Photo Alban Gonzalez @ Flickr |
As I have written before (There are no shortcuts) sometimes is good to return to the basics and take it as reflection and improvement of your knowledge. All the programming languages and tools have many options how it could be extended and used together with libraries, packages, and plugins. But do you know how it works inside, what's under the hood? How to setup properly the parameters to get the best results from such tools?
What I want to do today is continue with this idea, but not on the philosophical level as last time, but with concrete examples. I give you some hints which I have tried by myself.
Machine learning
What could you do with machine learning? Whenever you install Python or R language you get such libraries like NLTK or Scikit-learn for Python or e1071. But do you see under the hood? Do you know how it's implemented inside or it's just a black-box for you? Do you want to know? So, what you can do:
- Start with the implementation of the simplest machine learning methods by yourself. For instance, k-Nearest Neighborhoods is the really good example and you can do it in half an hour from scratch or Decision Tree method or even Random Forest method.
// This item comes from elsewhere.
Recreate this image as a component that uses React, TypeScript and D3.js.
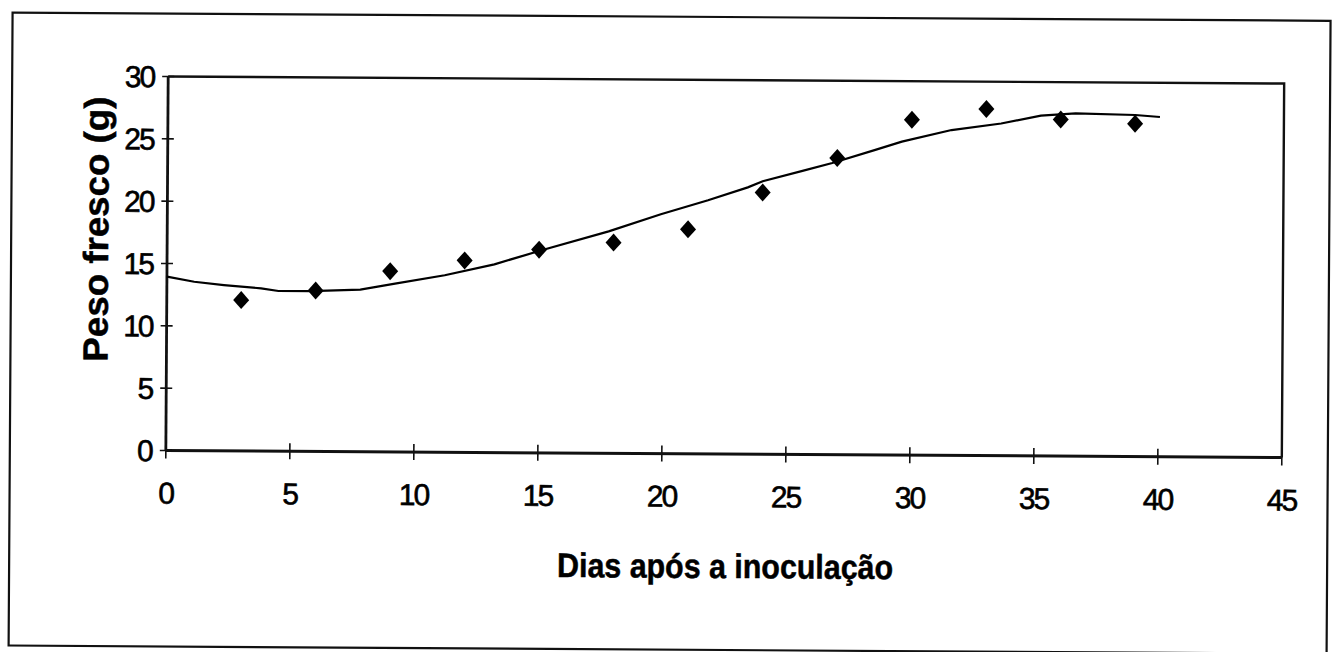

- Take a look how it's implemented in existing code, for example, you can take a look into NLTK Python code and learn how they invent particular process
Natural Language Processing (NLP)
The machine learning methods used for NLP are the similar one which you know already from the previous study of basics (kNN, Decision Tree, Random Forest) or they are quite extensive to implement them from scratch. The same it is with n-grams and textual document models, so what to do then:
- You will not most likely implement word2vec, but what you can implement simply is bag-of-words or with little bit more effort is possible to implement tf-idf.
- This code is also accessible in NLTK library where you can take a look and for instance, find that tf-idf is implemented with smoothing.
- With n-grams when you implement it (see my post Computing text conditional entropy with uni- and bi-grams in R and Python) you can play further and calculate pointwise mutual information and find the collocations and associations between words with that.
I will return to this topic whenever I have more experience to share, but if you will search you will definitely find similar sources about other topics of your interests such as Big Data, Visualization, Statistics, etc.